■ Recorded data:
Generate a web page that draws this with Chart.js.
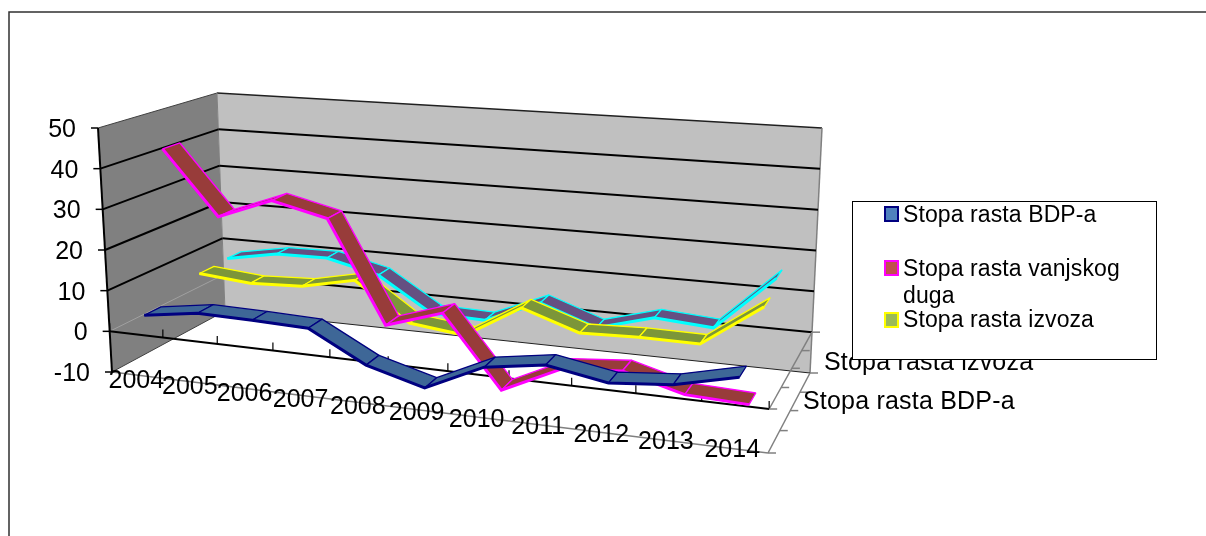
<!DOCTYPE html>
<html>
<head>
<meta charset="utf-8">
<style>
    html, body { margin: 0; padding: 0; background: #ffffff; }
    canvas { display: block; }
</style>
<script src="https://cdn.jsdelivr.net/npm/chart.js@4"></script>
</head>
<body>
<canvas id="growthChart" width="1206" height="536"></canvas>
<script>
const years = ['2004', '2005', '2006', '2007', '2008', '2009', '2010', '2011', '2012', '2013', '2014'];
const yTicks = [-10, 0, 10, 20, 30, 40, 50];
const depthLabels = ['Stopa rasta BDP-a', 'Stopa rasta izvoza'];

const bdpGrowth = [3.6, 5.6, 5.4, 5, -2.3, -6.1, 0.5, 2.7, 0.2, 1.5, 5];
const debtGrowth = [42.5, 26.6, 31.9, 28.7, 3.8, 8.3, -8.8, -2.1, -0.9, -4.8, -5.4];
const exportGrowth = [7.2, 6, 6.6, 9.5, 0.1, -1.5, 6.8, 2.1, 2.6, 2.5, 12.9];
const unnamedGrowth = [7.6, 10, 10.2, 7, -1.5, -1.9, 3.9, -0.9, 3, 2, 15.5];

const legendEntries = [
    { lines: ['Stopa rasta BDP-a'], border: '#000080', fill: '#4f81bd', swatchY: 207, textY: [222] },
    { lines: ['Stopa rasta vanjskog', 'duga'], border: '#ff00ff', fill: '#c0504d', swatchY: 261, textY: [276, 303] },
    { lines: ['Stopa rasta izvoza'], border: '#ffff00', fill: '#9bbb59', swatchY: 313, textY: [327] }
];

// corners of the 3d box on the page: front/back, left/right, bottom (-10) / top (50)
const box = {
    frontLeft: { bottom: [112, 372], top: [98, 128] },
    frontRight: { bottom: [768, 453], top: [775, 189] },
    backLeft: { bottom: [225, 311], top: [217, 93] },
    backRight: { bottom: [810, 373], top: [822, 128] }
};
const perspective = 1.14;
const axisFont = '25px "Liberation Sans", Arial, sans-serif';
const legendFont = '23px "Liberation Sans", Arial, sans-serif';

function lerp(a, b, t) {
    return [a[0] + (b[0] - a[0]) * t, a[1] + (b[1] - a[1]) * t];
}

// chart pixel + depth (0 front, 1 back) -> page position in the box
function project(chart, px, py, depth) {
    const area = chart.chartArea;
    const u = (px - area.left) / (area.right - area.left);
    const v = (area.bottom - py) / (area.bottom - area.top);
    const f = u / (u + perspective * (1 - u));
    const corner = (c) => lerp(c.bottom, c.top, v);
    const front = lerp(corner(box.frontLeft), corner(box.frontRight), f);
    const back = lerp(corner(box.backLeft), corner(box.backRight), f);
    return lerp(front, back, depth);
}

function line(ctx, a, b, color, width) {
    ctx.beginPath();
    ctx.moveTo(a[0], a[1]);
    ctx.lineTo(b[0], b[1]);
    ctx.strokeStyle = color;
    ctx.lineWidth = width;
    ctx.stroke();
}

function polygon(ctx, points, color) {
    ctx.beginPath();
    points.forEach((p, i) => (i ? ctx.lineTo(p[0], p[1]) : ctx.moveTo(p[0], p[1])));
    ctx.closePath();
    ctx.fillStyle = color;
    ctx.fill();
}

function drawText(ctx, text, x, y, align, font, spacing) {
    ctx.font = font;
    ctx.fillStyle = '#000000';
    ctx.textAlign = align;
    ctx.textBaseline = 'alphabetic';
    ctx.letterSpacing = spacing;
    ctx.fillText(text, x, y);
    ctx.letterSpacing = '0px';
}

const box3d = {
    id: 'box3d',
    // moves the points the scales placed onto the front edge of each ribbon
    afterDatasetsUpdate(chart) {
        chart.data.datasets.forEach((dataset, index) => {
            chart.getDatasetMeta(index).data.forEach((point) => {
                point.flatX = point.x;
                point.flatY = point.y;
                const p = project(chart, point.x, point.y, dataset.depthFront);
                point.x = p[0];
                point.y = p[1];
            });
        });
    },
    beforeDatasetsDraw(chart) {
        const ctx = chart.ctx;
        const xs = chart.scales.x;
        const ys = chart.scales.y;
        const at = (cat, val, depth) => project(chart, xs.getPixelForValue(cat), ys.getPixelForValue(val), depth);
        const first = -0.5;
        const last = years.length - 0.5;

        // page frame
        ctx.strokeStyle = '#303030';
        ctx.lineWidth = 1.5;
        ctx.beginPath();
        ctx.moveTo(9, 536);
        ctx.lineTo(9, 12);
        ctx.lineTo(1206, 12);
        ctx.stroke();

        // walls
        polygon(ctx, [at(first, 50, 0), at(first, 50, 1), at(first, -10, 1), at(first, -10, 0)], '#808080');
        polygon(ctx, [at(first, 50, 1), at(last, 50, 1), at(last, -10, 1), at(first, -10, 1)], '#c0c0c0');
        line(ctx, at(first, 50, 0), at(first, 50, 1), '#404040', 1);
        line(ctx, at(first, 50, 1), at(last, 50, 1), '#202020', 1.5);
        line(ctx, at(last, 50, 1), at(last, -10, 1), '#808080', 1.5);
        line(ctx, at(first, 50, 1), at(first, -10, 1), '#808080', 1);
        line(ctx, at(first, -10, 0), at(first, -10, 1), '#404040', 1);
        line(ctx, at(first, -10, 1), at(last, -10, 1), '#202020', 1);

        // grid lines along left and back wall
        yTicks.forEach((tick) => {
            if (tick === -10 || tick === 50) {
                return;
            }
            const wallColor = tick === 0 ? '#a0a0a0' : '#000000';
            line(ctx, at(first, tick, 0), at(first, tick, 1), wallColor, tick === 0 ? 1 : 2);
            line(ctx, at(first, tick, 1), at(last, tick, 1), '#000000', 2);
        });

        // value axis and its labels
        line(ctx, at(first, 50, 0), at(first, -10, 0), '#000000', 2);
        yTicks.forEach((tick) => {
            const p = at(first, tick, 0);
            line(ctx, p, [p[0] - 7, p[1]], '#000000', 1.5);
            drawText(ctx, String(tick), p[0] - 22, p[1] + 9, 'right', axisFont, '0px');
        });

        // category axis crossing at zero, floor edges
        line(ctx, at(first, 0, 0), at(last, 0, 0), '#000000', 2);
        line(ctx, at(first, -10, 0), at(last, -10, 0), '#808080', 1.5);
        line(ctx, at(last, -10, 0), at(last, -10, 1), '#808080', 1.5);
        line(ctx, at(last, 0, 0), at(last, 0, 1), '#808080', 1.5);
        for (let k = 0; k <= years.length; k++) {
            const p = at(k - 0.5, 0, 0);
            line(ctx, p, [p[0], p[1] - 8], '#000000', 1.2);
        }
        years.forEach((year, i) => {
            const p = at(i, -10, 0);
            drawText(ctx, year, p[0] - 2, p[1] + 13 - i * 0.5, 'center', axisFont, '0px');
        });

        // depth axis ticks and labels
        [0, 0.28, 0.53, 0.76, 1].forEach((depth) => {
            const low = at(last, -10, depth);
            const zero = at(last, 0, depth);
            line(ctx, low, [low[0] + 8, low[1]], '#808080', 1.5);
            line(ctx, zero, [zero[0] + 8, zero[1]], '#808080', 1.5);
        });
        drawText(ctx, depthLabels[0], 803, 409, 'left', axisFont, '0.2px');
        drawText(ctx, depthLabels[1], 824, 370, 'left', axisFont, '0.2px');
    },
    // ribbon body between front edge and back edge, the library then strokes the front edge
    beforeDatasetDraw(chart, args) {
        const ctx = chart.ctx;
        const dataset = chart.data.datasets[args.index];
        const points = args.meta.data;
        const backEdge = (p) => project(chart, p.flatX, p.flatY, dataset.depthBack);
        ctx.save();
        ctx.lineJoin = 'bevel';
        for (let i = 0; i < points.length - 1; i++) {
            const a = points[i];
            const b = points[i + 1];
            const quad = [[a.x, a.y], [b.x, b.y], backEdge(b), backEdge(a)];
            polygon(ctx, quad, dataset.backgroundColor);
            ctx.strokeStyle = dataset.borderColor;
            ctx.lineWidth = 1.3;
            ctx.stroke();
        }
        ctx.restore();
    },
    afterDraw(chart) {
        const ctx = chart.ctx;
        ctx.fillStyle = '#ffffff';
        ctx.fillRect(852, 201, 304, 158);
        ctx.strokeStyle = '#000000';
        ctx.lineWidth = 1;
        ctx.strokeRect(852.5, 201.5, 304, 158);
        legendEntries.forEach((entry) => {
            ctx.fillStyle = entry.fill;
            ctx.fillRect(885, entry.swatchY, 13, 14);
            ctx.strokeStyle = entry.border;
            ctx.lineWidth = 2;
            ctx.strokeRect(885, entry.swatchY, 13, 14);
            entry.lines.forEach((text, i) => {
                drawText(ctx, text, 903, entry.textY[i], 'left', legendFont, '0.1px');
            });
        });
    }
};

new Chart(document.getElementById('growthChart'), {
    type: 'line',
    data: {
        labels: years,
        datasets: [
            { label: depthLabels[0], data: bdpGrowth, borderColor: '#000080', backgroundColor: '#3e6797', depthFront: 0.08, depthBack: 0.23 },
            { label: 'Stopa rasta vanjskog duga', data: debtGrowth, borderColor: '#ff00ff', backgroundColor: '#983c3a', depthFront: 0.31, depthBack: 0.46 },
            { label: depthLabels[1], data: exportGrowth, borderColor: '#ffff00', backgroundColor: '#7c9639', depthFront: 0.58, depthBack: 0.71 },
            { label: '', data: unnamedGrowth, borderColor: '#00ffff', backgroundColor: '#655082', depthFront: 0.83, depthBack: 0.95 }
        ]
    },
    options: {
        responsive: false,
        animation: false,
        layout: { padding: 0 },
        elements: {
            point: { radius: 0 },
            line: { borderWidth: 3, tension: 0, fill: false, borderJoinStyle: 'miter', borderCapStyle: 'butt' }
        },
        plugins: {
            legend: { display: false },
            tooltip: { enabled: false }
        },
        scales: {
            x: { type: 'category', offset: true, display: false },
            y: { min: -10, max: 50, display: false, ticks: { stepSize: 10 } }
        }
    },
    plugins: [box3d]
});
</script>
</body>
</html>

■ Task requirements: Copy each line of the preceding data that contains the string "page".

■ Response:
Generate a web page that draws this with Chart.js.
// corners of the 3d box on the page: front/back, left/right, bottom (-10) / top (50)
// chart pixel + depth (0 front, 1 back) -> page position in the box
        // page frame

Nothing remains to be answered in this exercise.